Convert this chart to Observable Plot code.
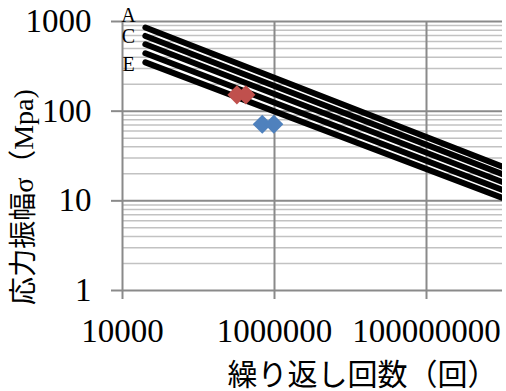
<!DOCTYPE html>
<html><head><meta charset="utf-8">
<script src="https://cdn.jsdelivr.net/npm/d3@7"></script>
<script src="https://cdn.jsdelivr.net/npm/@observablehq/plot@0.6"></script>
<style>html,body{margin:0;padding:0;background:#fff}</style>
</head><body><div id="chart"></div>
<script>
// Fatigue design classes (lines drawn between two read endpoints)
const classes = ["A", "B", "C", "D", "E"];
const lineCycles = [2e4, 1e9];
const stressAtStart = [857, 690, 557, 442, 350];
const stressAtEnd = [24.0, 19.8, 16.2, 13.2, 10.8];

// Test data points
const redCycles = [3.2e5, 4.2e5];
const redStress = [152, 152];
const blueCycles = [6.9e5, 9.8e5];
const blueStress = [71.5, 71.5];

// Class labels shown on the chart
const labelText = ["A", "C", "E"];
const labelCycles = [1.2e4, 1.2e4, 1.2e4];
const labelStress = [1161, 676, 333];

// Axis ticks
const xTicks = [1e4, 1e6, 1e8];
const xTickLabels = ["10000", "1000000", "100000000"];
const yTicks = [1, 10, 100, 1000];
const yTickLabels = ["1", "10", "100", "1000"];
const yMinor = [2,3,4,5,6,7,8,9,20,30,40,50,60,70,80,90,200,300,400,500,600,700,800,900];

const xTitle = "繰り返し回数（回）";
const yTitle = "応力振幅σ（Mpa)";

const lineData = classes.flatMap((c, i) => [
  {cls: c, n: lineCycles[0], s: stressAtStart[i]},
  {cls: c, n: lineCycles[1], s: stressAtEnd[i]}
]);
const red = redCycles.map((n, i) => ({n, s: redStress[i]}));
const blue = blueCycles.map((n, i) => ({n, s: blueStress[i]}));
const labels = labelText.map((t, i) => ({t, n: labelCycles[i], s: labelStress[i]}));
const xTickData = xTicks.map((v, i) => ({v, t: xTickLabels[i]}));
const yTickData = yTicks.map((v, i) => ({v, t: yTickLabels[i]}));

const font = "Liberation Serif, Noto Sans CJK JP, serif";
const majorColor = "#8a8a8a";
const minorColor = "#c2c2c2";

const chart = Plot.plot({
  width: 506,
  height: 391,
  marginLeft: 122,
  marginRight: 4,
  marginTop: 21,
  marginBottom: 101,
  style: {fontFamily: font, fontSize: "32px", background: "#fff", color: "#000", overflow: "visible"},
  x: {type: "log", domain: [1e4, 1e9]},
  y: {type: "log", domain: [1, 1000]},
  marks: [
    Plot.gridY(yMinor, {stroke: minorColor, strokeOpacity: 1, strokeWidth: 1.5}),
    Plot.gridY(yTicks, {stroke: majorColor, strokeOpacity: 1, strokeWidth: 2}),
    Plot.gridX(xTicks.slice(1), {stroke: majorColor, strokeOpacity: 1, strokeWidth: 2}),
    Plot.ruleX([1e4], {stroke: majorColor, strokeWidth: 2}),
    Plot.axisY(yTicks, {tickSize: 11, tickFormat: () => "", stroke: majorColor, strokeWidth: 2, label: null}),
    Plot.axisX(xTicks, {tickSize: 9, tickFormat: () => "", stroke: majorColor, strokeWidth: 2, label: null}),
    Plot.text(yTickData, {y: "v", text: "t", frameAnchor: "left", textAnchor: "end", lineAnchor: "middle", dx: -31, fontSize: 33, fontFamily: font, fill: "#000"}),
    Plot.text(xTickData, {x: "v", text: "t", frameAnchor: "bottom", textAnchor: "middle", lineAnchor: "top", dy: 28, fontSize: 33, fontFamily: font, fill: "#000"}),
    Plot.line(lineData, {x: "n", y: "s", z: "cls", stroke: "#000", strokeWidth: 6, strokeLinecap: "round", clip: true}),
    Plot.dot(red, {x: "n", y: "s", symbol: "diamond2", r: 8.6, fill: "#C0504D", stroke: null}),
    Plot.dot(blue, {x: "n", y: "s", symbol: "diamond2", r: 8.6, fill: "#4F81BD", stroke: null}),
    Plot.text(labels, {x: "n", y: "s", text: "t", fontSize: 20, fontFamily: font, fill: "#000"}),
    Plot.text([yTitle], {frameAnchor: "left", textAnchor: "middle", lineAnchor: "middle", rotate: -90, dx: -98, dy: 41, fontSize: 28, fontFamily: font, fill: "#000"}),
    Plot.text([xTitle], {frameAnchor: "bottom-right", textAnchor: "end", lineAnchor: "middle", dx: -5, dy: 85, fontSize: 30, fontFamily: font, fill: "#000"})
  ]
});
document.getElementById("chart").appendChild(chart);
</script>
</body></html>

**AIM OF THE TASK**
Word for word, quote the full listing, omitting every picture.

**RESULT OF THIS TASK**
Convert this chart to Observable Plot code.
<!DOCTYPE html>
<html><head><meta charset="utf-8">
<script src="https://cdn.jsdelivr.net/npm/d3@7"></script>
<script src="https://cdn.jsdelivr.net/npm/@observablehq/plot@0.6"></script>
<style>html,body{margin:0;padding:0;background:#fff}</style>
</head><body><div id="chart"></div>
<script>
// Fatigue design classes (lines drawn between two read endpoints)
const classes = ["A", "B", "C", "D", "E"];
const lineCycles = [2e4, 1e9];
const stressAtStart = [857, 690, 557, 442, 350];
const stressAtEnd = [24.0, 19.8, 16.2, 13.2, 10.8];

// Test data points
const redCycles = [3.2e5, 4.2e5];
const redStress = [152, 152];
const blueCycles = [6.9e5, 9.8e5];
const blueStress = [71.5, 71.5];

// Class labels shown on the chart
const labelText = ["A", "C", "E"];
const labelCycles = [1.2e4, 1.2e4, 1.2e4];
const labelStress = [1161, 676, 333];

// Axis ticks
const xTicks = [1e4, 1e6, 1e8];
const xTickLabels = ["10000", "1000000", "100000000"];
const yTicks = [1, 10, 100, 1000];
const yTickLabels = ["1", "10", "100", "1000"];
const yMinor = [2,3,4,5,6,7,8,9,20,30,40,50,60,70,80,90,200,300,400,500,600,700,800,900];

const xTitle = "繰り返し回数（回）";
const yTitle = "応力振幅σ（Mpa)";

const lineData = classes.flatMap((c, i) => [
  {cls: c, n: lineCycles[0], s: stressAtStart[i]},
  {cls: c, n: lineCycles[1], s: stressAtEnd[i]}
]);
const red = redCycles.map((n, i) => ({n, s: redStress[i]}));
const blue = blueCycles.map((n, i) => ({n, s: blueStress[i]}));
const labels = labelText.map((t, i) => ({t, n: labelCycles[i], s: labelStress[i]}));
const xTickData = xTicks.map((v, i) => ({v, t: xTickLabels[i]}));
const yTickData = yTicks.map((v, i) => ({v, t: yTickLabels[i]}));

const font = "Liberation Serif, Noto Sans CJK JP, serif";
const majorColor = "#8a8a8a";
const minorColor = "#c2c2c2";

const chart = Plot.plot({
  width: 506,
  height: 391,
  marginLeft: 122,
  marginRight: 4,
  marginTop: 21,
  marginBottom: 101,
  style: {fontFamily: font, fontSize: "32px", background: "#fff", color: "#000", overflow: "visible"},
  x: {type: "log", domain: [1e4, 1e9]},
  y: {type: "log", domain: [1, 1000]},
  marks: [
    Plot.gridY(yMinor, {stroke: minorColor, strokeOpacity: 1, strokeWidth: 1.5}),
    Plot.gridY(yTicks, {stroke: majorColor, strokeOpacity: 1, strokeWidth: 2}),
    Plot.gridX(xTicks.slice(1), {stroke: majorColor, strokeOpacity: 1, strokeWidth: 2}),
    Plot.ruleX([1e4], {stroke: majorColor, strokeWidth: 2}),
    Plot.axisY(yTicks, {tickSize: 11, tickFormat: () => "", stroke: majorColor, strokeWidth: 2, label: null}),
    Plot.axisX(xTicks, {tickSize: 9, tickFormat: () => "", stroke: majorColor, strokeWidth: 2, label: null}),
    Plot.text(yTickData, {y: "v", text: "t", frameAnchor: "left", textAnchor: "end", lineAnchor: "middle", dx: -31, fontSize: 33, fontFamily: font, fill: "#000"}),
    Plot.text(xTickData, {x: "v", text: "t", frameAnchor: "bottom", textAnchor: "middle", lineAnchor: "top", dy: 28, fontSize: 33, fontFamily: font, fill: "#000"}),
    Plot.line(lineData, {x: "n", y: "s", z: "cls", stroke: "#000", strokeWidth: 6, strokeLinecap: "round", clip: true}),
    Plot.dot(red, {x: "n", y: "s", symbol: "diamond2", r: 8.6, fill: "#C0504D", stroke: null}),
    Plot.dot(blue, {x: "n", y: "s", symbol: "diamond2", r: 8.6, fill: "#4F81BD", stroke: null}),
    Plot.text(labels, {x: "n", y: "s", text: "t", fontSize: 20, fontFamily: font, fill: "#000"}),
    Plot.text([yTitle], {frameAnchor: "left", textAnchor: "middle", lineAnchor: "middle", rotate: -90, dx: -98, dy: 41, fontSize: 28, fontFamily: font, fill: "#000"}),
    Plot.text([xTitle], {frameAnchor: "bottom-right", textAnchor: "end", lineAnchor: "middle", dx: -5, dy: 85, fontSize: 30, fontFamily: font, fill: "#000"})
  ]
});
document.getElementById("chart").appendChild(chart);
</script>
</body></html>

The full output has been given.